Native milkweed in the U.S., also known as swamp milkweed, used to thrive in wet areas around corn and soybean crops – vast territory in the nation’s heartland. But that kind of milkweed, like any other weed, was drastically reduced when Monsanto’s “Roundup Ready” crops were introduced. Roundup herbicide can be sprayed without killing the crop, so it’s easier to get rid of weeds – including milkweed.
In Groveland, Marc Godts runs one of those native-plants-only operations, Green Isle Gardens nursery. He does believe people should start weaning themselves off tropical milkweed. He’s a volunteer with FANN and the Florida Milkweed Project, which works to build up seed supplies for native milkweed.

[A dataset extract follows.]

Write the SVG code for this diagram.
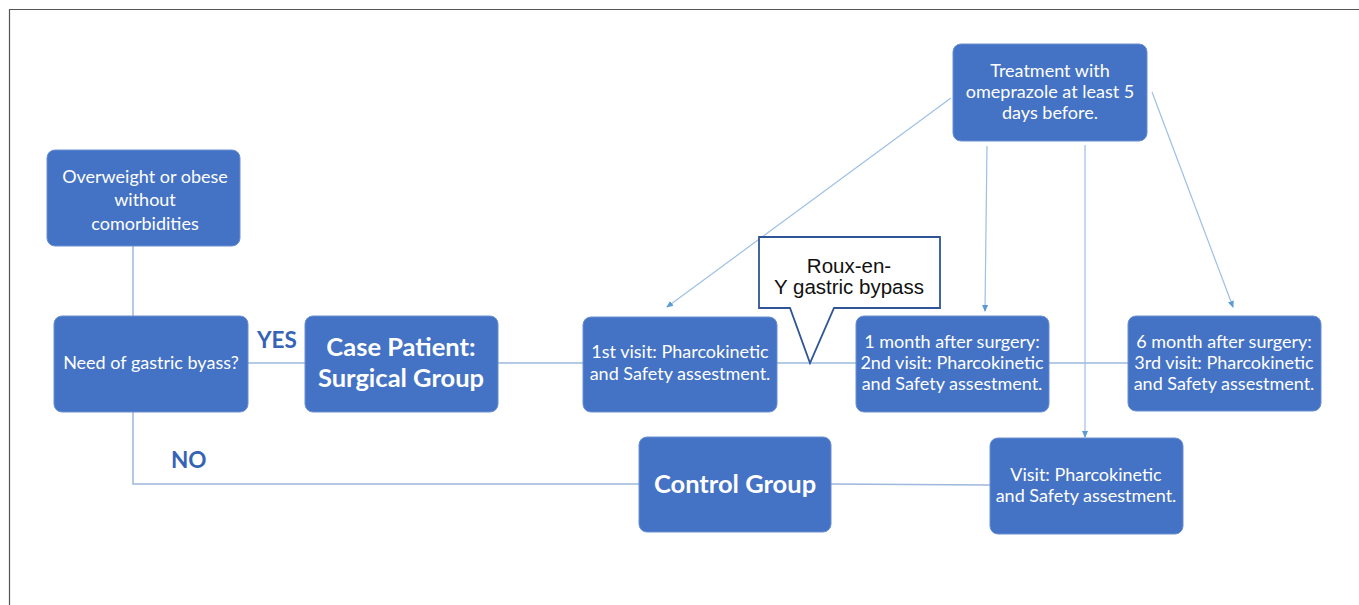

“More and more folks are wanting to do wildlife habitat/pollinator gardens, and that’s good, but some people have a lot to learn about how to go about it,” Godts says.
He says people come into his nursery frantic because monarch caterpillars have eaten all the milkweed.

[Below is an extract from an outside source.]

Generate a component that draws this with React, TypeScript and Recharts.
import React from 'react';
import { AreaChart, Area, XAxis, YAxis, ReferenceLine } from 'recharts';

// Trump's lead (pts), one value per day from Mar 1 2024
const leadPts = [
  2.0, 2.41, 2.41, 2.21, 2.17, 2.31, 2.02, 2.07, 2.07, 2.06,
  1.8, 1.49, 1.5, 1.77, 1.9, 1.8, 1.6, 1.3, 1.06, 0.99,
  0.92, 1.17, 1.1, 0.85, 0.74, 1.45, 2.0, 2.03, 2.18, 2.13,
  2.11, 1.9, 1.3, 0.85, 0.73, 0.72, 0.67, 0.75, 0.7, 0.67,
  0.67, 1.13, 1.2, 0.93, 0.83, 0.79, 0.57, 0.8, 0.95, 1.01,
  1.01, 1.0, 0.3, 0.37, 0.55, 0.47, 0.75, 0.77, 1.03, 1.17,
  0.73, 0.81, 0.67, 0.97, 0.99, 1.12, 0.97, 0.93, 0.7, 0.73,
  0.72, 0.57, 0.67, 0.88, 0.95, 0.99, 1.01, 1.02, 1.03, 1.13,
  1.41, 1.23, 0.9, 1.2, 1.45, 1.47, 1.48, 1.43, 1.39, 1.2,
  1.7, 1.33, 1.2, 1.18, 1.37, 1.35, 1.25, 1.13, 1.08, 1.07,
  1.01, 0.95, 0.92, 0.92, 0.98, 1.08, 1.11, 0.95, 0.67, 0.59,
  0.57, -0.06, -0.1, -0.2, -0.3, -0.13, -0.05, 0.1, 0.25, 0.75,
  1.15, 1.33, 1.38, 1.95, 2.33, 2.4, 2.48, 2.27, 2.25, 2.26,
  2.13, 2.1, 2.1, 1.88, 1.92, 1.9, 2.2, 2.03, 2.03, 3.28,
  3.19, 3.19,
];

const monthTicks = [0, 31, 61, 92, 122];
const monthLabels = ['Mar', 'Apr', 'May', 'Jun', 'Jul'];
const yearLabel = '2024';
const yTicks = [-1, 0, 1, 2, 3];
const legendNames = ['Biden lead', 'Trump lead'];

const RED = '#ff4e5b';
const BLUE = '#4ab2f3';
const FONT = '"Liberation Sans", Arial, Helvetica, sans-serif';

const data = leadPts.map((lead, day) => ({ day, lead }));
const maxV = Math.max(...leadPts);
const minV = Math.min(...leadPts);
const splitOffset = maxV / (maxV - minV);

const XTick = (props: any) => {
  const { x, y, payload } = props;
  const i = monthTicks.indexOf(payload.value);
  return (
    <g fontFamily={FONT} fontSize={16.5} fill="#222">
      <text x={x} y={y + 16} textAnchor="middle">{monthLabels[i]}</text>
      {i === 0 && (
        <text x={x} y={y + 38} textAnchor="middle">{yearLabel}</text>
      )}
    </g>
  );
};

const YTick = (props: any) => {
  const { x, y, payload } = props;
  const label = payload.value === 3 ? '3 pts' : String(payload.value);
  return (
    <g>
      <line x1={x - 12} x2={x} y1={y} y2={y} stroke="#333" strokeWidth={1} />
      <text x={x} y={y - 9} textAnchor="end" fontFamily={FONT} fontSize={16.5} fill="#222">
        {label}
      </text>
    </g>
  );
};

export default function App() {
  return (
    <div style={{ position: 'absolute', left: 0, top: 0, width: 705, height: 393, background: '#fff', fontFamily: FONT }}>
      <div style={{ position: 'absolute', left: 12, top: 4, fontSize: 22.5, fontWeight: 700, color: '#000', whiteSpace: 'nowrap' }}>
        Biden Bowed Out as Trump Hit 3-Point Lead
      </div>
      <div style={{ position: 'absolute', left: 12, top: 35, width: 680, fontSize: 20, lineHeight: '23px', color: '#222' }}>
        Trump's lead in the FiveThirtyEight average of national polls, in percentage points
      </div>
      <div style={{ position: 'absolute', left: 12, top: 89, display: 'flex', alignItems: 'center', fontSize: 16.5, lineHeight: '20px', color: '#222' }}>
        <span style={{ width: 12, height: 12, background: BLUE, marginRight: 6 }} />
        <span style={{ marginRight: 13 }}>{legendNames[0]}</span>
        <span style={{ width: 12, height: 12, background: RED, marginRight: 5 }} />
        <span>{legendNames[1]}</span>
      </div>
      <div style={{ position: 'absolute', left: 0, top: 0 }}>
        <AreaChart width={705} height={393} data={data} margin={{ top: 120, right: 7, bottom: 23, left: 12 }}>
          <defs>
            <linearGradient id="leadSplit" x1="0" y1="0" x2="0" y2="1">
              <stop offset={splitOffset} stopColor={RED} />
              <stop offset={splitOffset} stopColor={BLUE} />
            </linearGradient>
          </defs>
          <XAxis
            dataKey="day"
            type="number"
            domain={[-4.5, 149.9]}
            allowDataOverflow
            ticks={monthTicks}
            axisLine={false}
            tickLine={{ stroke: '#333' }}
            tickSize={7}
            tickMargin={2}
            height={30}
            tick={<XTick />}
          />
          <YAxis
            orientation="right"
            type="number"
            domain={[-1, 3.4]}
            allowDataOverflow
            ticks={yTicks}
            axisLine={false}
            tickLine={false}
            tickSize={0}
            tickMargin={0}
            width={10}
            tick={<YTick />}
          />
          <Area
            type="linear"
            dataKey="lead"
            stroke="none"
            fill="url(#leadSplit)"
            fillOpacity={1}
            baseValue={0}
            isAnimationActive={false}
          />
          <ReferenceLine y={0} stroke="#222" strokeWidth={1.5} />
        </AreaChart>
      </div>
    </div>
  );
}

“Sometimes we don’t have any more, and I tell them, I’m sorry but that’s part of the life cycle. That’s part of the bug world,” he says.
MORE THAN MONARCHS
Pollinator gardens are about more than the monarch, of course. Bees, probably the best pollinators, can be attracted by lots of plants, notably any variety of basil herb, but especially the African blue basil. The luffa gourd vine (yes, that’s where loofah sponges come from) has flowers that bumblebees can’t resist. To attract the state butterfly, the zebra longwing, plant passion flower vines. Black swallowtails love parsley and dill. The only known host plant for the zebra swallowtail is the pawpaw tree. Pentas flowers, which are common in Florida landscaping, are great nectar plants. But be careful about where you get them.
Daniels, the UCF professor, says research has been done to determine what is on the plants sold by the big-box retailers.
“It’s all across the board. Sometimes it can be safe, but you can go back and try another and it will have chemicals and be unsafe for a period of time,” Daniels says. “Only the supplier has that information, and they probably don’t share that with the retailer.
Having a variety of plants will also help the garden look good throughout the year.
“I like native plants, but many of them don’t bloom very long and they look pretty lousy when they stop blooming,” says Jones, the Mount Dora gardener. “I live on a prominent corner and I want it to look good. So I’ve learned to mix it up.”
This article appears in Oct 17-23, 2018.